Conduct focus groups or one-on-one interviews with learners and their managers. Ask open-ended questions:
- "What was the biggest barrier to applying what you learned?"
- "Which part of the training was most relevant to your daily tasks?"
- "What resources do you still need to succeed?"
This feedback loop is essential for continuous improvement. It allows you to adjust the training content, format, or delivery method based on real-world user experiences. It also makes learners feel heard, which can boost engagement in future programs.
Common Pitfalls to Avoid
Evaluating training effectiveness is tricky, and many teams fall into common traps. Avoid these mistakes to ensure your evaluation is accurate and actionable.
| Pitfall | Why It Fails | Better Approach |
|---|---|---|
| Measuring only satisfaction | Learners can enjoy a course but learn nothing. | Combine surveys with skill assessments and behavior tracking. |
| Ignoring the control group | You can't isolate training impact from market trends. | Compare trained vs. untrained groups over the same period. |
| Evaluating too early | Behavior change takes time to embed. | Measure behavior 30-90 days post-training, not immediately. |
| Vague objectives | You can't measure what you haven't defined. | Set SMART goals (Specific, Measurable, Achievable, Relevant, Time-bound) before launch. |
Another major pitfall is assuming training solves every problem. Sometimes, the issue isn't a lack of skill but a lack of motivation, poor processes, or inadequate tools. If you evaluate training in a vacuum, you might blame the program for failures that lie elsewhere. Always consider the broader work environment when analyzing results.
Building a Continuous Improvement Cycle
Evaluation shouldn't be a one-time event at the end of a project. It should be an ongoing cycle. Use the data you collect to refine your training strategy continuously. If Level 2 scores are low, revisit your instructional design. If Level 3 behavior doesn't change, look at workplace barriers. If Level 4 results aren't met, reconsider whether training was the right solution in the first place.
Create a dashboard that tracks key metrics over time. Share these insights with leadership regularly. Transparency builds trust and secures budget for future initiatives. When you can show a direct line from training activity to business outcome, you transform from a support function to a strategic partner.
Start small.

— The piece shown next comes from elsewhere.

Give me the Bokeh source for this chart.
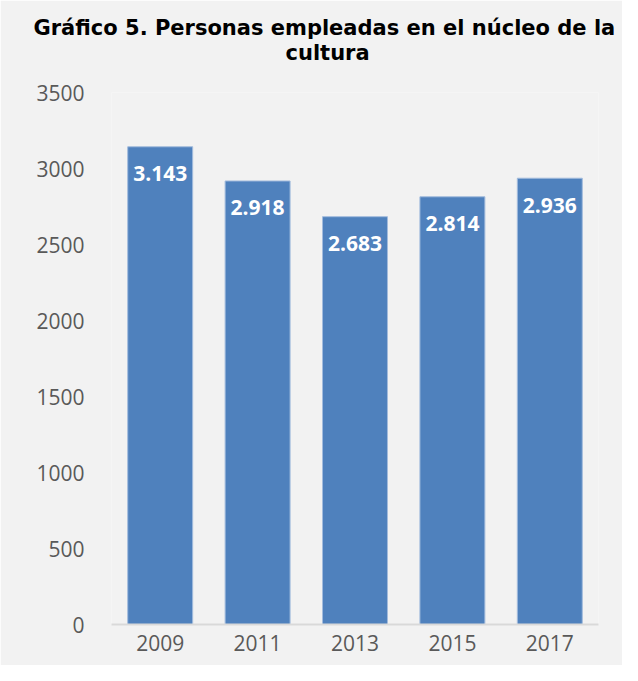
from bokeh.plotting import figure
from bokeh.models import (ColumnDataSource, FactorRange, Range1d, LabelSet, Title,
                          SingleIntervalTicker)
from bokeh.core.properties import value
from bokeh.embed import file_html
from bokeh.resources import INLINE

years = ["2009", "2011", "2013", "2015", "2017"]
personas = [3143, 2918, 2683, 2814, 2936]
etiquetas = ["3.143", "2.918", "2.683", "2.814", "2.936"]

title_line1 = "Gráfico 5. Personas empleadas en el núcleo de la"
title_line2 = "cultura"

BG = "#F2F2F2"

src = ColumnDataSource(dict(x=years, y=personas, lab=etiquetas))

p = figure(x_range=FactorRange(factors=years, range_padding=0),
           y_range=Range1d(0, 3500),
           width=622, height=665, title_location=None,
           output_backend="svg", toolbar_location=None,
           min_border_left=111, min_border_right=24,
           min_border_top=92, min_border_bottom=41,
           background_fill_color=BG, border_fill_color=BG)

title_style = dict(text_font="DejaVu Sans", text_font_style="bold",
                   text_font_size="21px", text_color="#000000",
                   align="left", vertical_align="bottom")
p.add_layout(Title(text=title_line2, offset=174, standoff=56, **title_style), "above")
p.add_layout(Title(text=title_line1, offset=-78, standoff=-58, **title_style), "above")

p.vbar(x="x", top="y", width=0.667, source=src,
       fill_color="#4F81BD", line_color="#A3BCDD", line_width=1)

labels = LabelSet(x="x", y="y", text="lab", source=src,
                  y_offset=-27, text_align="center", text_baseline="middle",
                  text_color="white", text_font=value("Open Sans"),
                  text_font_style="bold", text_font_size="21px")
p.add_layout(labels)

p.grid.visible = False
p.outline_line_color = None

p.yaxis.ticker = SingleIntervalTicker(interval=500)
p.yaxis.axis_line_color = None
p.yaxis.major_tick_line_color = None
p.yaxis.minor_tick_line_color = None
p.yaxis.major_tick_out = 0
p.yaxis.major_label_standoff = 23
p.yaxis.major_label_text_font = "Open Sans"
p.yaxis.major_label_text_font_size = "21px"
p.yaxis.major_label_text_color = "#595959"

xax = p.below[0]
xax.axis_line_color = "#D9D9D9"
xax.axis_line_width = 2
xax.major_tick_line_color = None
xax.minor_tick_line_color = None
xax.major_tick_out = 0
xax.major_label_standoff = 10
xax.major_label_text_font = "Open Sans"
xax.major_label_text_font_size = "21px"
xax.major_label_text_color = "#595959"

open("out.html", "w").write(file_html(p, INLINE))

Pick one critical training program and apply this full evaluation framework. Document the process, gather the data, and share the story. As you build confidence and capability, expand the approach to other programs. The goal is to create a culture where learning is measured, valued, and optimized for maximum impact.
How long should I wait before evaluating behavior change?
Wait at least 30 to 60 days after the training ends. Immediate post-training assessments measure knowledge retention, but actual behavior change takes time to integrate into daily workflows. Waiting allows you to see if the new skills stick under real-world pressure.
Is the Kirkpatrick Model still relevant in 2026?
Yes, absolutely. While technology has changed how we deliver training, the fundamental principles of evaluating reaction, learning, behavior, and results remain valid. Many modern frameworks, like Phillips' ROI Methodology, build directly on top of the Kirkpatrick levels.
What if I can't isolate the impact of training from other factors?
Use a control group. Select a similar group of employees who do not receive the training during the same period. Compare their performance metrics against the trained group. The difference between the two groups provides a stronger estimate of the training's specific impact.
How do I measure soft skills like leadership or communication?
Soft skills are harder to quantify but can be evaluated through 360-degree feedback, manager observations, and self-assessments. Look for specific behavioral indicators, such as improved meeting facilitation or better conflict resolution, rather than vague improvements.
Should I evaluate every single training course?
Not necessarily. Prioritize evaluation for high-cost, high-risk, or strategically critical programs. For minor updates or informational newsletters, simple engagement metrics may suffice. Focus your deep evaluation efforts where the business impact is highest.